Monday, December 24, 2007

Merry Christmas

"MERR-REY CHRIStmas! Come on IN!" our neighbor man said Sunday night as I stepped through his door offering a gift. He added, "We've ALL got the FLU!"

I handed him a bag and said, "OH! I just wanted to deliver a little Christmas treat. Hope you all feel better REAL soon!"

Quickly, I stepped back outside. He waved, "I'm sure we will."

Noah's bout with the bug had lasted a couple days: Thursday night to Saturday morning. Sunday morning everyone in our house was fine. But late that night, Isaac and Aaron felt wretched. Hours later, I felt the tight knot in my stomach. On Monday, the chills set in along with the other trouble.

"Bananas, Rice, Apples and Toast," I ticked off the "BRAT" diet as the boys hollered for something to soothe their hunger. Isaac took comfort in Aunt Else's tummy settler: thin slices of banana on toast. Dan alone seemed unaffected by the bug and left mid-afternoon to warm up with the choir for the 4 pm Candle Light service. I conceded: No fancy Christmas Eve dinner.

Instead I decided on a simple, yet traditional, meal of rice porridge... made from scratch but based on ingredients and methods, I'd memorized from packaged Norwegian fare.

1-1/2 cups of rice
2 cups water
5 cups of milk
1 teaspoon butter
1 teaspoon vanilla sugar
1/2 teaspoon salt

Put all ingredients in a kettle, stir and bring to a boil. Simmer 30-45 minutes, stirring occasionally, until rice in very tender. If desired, thin by adding milk. Serve in a bowl with sprinkles of cinnamon and sugar and topped with a pad of butter.

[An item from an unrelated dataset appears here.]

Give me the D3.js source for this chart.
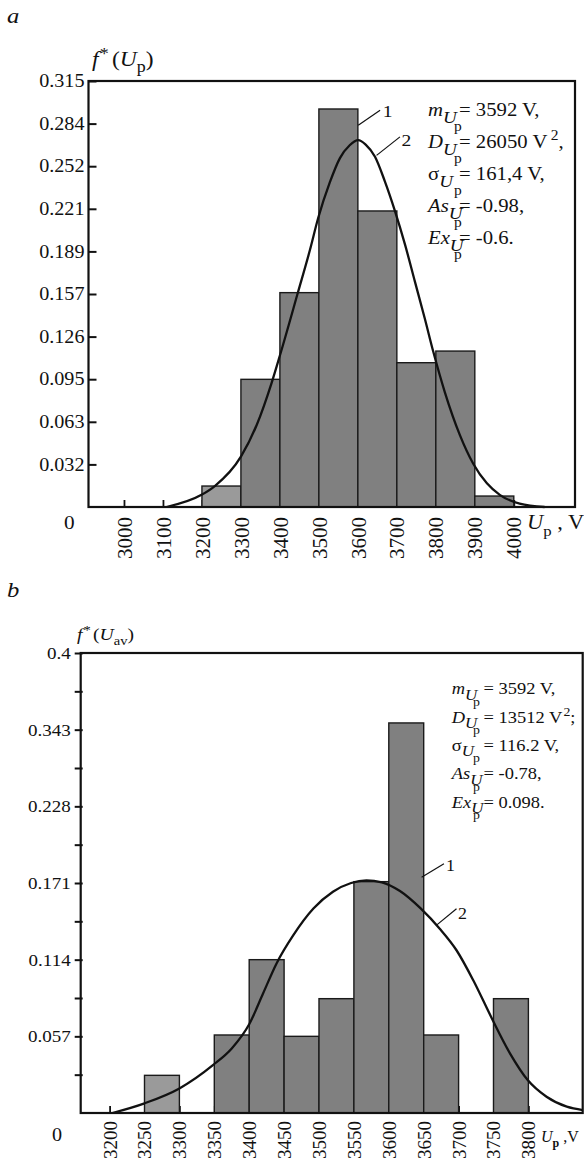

I figured these measurements would allow six servings – an extra bowl for Noah to leave out for the nisse. Ancient Norwegian tradition holds that this gnome-like creature (pictured above on the placemat) properly care takes rural homesteads for a bowl of rice porridge offered each Christmas. Should the residents forget, the nisse then plays tricks – dumping over buckets of milk, tying knots in ropes or impeding other daily duties – on them throughout the next year.

I thought: Why press our luck? With Noah's tricks, who'd knowingly risk a nisse's?

For extra fun, I boiled a small pot of water, scalded a whole almond, peeled off the husk and stirred it into the rice porridge. Next I took a bottle of black-currant concentrate and mixed up a pitcher of juice.

"What's that I smell?" Isaac asked coming up from the family room. "Rice porridge? Mmmm."

We dished up when Dan returned from the service. Isaac was about to take a bite when I said, "WAIT!"

Isaac grinned, "Did you put an almond in this?"

"Yep," I said. He wagered, "Whoever gets the almond is the footstool!"

I countered, "Actually, I had a present for the person to open."

"Aw," Isaac said. I offered, "But, we can do it your way."

(Our boys know these rule variations which I'd learned with my Norwegian host family.) Aaron interrupted, "What's the present?"

"You'll just have to see," I said. "How about we do both ways? The person who gets the almond must first be the footstool and then can open the present?"

All agreed. On the second bite, Isaac announced, "I got the almond."

"Next time, I bet you'll won't speak so quickly," I teased as Isaac crawled under the table into his footstool position.

Later when we gathered in the family room to open and use the gift – a DVD movie called "The Nativity" – Isaac replied "You're right! MER-RY CHRIStmas!"

The intonation reminded me of our neighbor man and so I recounted my visitation story ending: "Come on in! We've all got the flu."